Exercise requirements: Show every line below where "with" can be found.

** START **

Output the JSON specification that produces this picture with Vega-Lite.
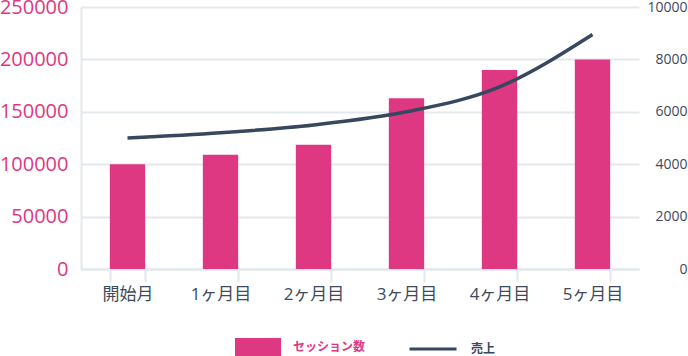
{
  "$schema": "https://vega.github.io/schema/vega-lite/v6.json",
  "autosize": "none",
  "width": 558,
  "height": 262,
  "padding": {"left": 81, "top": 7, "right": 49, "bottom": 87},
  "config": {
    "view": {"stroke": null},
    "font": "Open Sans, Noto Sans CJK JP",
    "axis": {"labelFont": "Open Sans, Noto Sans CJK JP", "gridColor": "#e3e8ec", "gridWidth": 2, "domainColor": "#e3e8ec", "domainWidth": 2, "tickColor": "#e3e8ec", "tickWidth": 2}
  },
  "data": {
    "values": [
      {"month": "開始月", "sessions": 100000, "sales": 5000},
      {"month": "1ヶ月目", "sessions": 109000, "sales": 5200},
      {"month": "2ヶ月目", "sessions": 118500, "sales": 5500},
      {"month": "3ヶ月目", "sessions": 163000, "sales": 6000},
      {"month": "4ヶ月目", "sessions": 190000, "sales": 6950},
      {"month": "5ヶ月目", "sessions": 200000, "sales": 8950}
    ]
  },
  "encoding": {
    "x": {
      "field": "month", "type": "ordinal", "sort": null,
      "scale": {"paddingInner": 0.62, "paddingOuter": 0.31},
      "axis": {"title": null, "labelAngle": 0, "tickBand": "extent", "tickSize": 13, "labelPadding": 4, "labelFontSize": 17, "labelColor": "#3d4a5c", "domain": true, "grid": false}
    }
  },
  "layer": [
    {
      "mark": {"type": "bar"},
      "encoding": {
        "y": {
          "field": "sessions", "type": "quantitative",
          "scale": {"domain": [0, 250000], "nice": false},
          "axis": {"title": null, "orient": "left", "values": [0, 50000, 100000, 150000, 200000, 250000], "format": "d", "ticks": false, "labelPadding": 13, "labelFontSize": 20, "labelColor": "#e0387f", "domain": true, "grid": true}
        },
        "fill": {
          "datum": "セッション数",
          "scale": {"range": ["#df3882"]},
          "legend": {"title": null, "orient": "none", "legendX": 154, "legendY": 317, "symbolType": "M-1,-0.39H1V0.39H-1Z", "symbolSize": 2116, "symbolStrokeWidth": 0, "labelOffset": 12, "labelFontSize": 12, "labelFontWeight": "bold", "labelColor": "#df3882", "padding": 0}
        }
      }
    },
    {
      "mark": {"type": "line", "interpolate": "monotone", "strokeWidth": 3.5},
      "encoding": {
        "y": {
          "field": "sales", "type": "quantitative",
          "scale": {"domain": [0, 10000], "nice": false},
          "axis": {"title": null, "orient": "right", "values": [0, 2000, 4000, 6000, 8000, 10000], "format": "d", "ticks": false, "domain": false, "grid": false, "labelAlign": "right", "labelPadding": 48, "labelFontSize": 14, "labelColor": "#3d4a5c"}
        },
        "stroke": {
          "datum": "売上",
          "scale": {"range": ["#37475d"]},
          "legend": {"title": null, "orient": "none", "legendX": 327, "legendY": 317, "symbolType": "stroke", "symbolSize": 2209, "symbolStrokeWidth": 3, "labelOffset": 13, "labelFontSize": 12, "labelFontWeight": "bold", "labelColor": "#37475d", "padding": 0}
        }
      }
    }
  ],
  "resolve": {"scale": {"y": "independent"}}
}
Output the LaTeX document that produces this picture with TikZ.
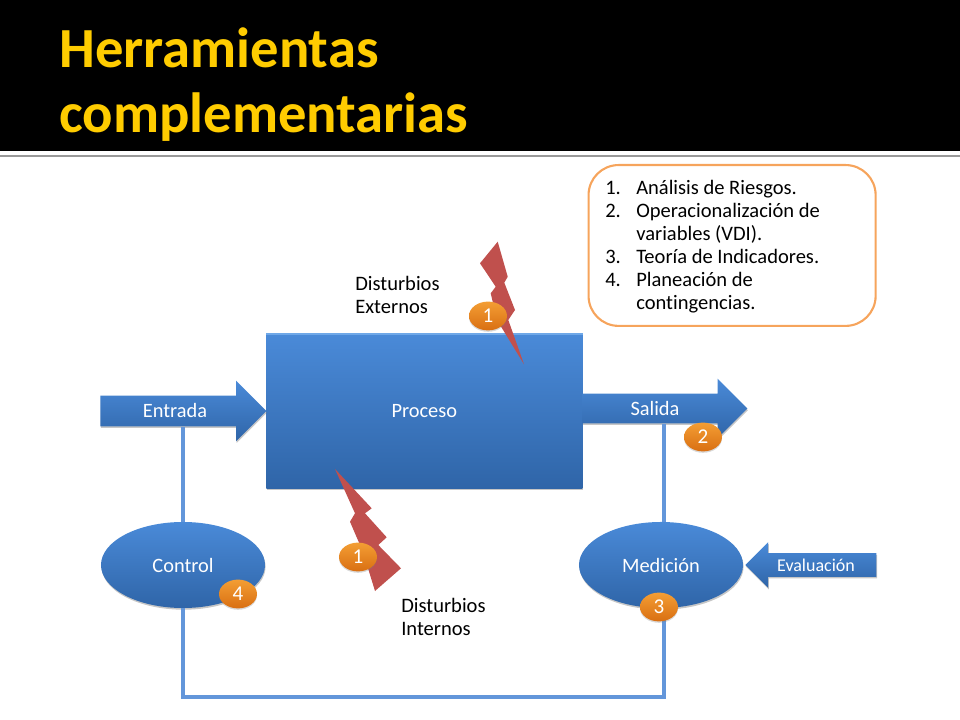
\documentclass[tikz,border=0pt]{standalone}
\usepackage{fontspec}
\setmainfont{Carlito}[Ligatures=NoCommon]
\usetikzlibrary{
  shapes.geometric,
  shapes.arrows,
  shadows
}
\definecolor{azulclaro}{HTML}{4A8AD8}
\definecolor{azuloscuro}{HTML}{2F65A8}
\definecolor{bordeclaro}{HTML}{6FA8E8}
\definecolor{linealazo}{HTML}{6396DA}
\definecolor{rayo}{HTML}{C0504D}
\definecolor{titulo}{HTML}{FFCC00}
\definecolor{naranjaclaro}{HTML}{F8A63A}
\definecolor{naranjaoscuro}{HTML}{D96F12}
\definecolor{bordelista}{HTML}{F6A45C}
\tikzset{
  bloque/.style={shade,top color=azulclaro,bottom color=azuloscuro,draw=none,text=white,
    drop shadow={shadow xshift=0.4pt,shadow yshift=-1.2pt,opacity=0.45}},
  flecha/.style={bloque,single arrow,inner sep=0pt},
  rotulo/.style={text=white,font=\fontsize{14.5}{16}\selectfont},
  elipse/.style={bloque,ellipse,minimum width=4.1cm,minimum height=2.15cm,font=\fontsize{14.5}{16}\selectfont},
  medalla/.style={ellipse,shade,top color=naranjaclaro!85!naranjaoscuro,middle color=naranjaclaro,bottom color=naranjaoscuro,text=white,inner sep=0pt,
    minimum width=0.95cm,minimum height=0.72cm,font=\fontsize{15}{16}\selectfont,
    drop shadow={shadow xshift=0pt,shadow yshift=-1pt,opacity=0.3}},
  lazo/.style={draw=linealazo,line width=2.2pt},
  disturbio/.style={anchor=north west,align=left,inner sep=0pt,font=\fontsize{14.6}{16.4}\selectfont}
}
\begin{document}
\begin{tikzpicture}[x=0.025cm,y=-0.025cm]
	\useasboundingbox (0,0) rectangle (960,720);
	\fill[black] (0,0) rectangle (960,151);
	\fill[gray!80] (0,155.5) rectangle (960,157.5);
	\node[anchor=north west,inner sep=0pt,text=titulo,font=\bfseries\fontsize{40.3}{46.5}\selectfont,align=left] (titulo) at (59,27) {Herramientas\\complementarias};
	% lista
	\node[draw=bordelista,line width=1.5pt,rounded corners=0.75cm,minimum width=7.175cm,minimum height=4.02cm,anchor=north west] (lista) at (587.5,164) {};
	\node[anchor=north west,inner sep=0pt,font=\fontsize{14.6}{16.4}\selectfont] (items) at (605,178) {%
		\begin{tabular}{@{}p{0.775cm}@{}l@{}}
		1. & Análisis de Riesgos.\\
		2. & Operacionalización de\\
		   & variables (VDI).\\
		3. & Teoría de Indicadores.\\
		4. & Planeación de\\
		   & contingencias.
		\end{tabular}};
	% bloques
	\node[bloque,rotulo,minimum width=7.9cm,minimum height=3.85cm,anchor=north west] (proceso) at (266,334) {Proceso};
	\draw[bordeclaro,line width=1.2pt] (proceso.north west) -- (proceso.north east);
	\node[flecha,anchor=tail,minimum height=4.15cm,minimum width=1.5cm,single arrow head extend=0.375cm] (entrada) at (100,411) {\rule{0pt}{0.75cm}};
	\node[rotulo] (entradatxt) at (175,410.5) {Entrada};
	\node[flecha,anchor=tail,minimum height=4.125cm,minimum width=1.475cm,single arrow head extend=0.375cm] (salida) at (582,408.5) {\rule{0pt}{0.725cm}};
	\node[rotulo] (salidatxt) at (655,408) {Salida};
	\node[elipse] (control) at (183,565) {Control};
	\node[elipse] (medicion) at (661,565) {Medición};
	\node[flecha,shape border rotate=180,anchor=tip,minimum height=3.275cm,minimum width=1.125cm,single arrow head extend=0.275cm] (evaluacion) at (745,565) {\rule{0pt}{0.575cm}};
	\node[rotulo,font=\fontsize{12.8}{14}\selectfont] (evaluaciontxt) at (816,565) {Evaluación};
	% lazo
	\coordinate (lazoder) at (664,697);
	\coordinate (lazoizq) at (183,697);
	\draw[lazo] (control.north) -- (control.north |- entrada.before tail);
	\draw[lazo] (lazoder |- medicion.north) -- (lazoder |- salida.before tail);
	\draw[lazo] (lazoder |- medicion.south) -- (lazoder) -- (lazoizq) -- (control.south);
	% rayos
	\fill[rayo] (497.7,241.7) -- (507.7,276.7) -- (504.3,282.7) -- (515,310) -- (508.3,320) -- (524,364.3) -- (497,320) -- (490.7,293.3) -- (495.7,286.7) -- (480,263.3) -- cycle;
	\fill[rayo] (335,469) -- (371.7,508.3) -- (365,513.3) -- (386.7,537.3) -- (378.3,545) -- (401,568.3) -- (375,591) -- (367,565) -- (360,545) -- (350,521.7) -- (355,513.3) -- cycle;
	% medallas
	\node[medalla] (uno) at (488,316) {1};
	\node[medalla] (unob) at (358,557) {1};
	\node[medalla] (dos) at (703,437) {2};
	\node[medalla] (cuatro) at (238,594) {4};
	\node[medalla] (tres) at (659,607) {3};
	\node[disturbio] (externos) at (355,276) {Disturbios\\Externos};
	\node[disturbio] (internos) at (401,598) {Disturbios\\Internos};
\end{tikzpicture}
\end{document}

** END **

Exercise response:
Output the JSON specification that produces this picture with Vega-Lite.
Output the LaTeX document that produces this picture with TikZ.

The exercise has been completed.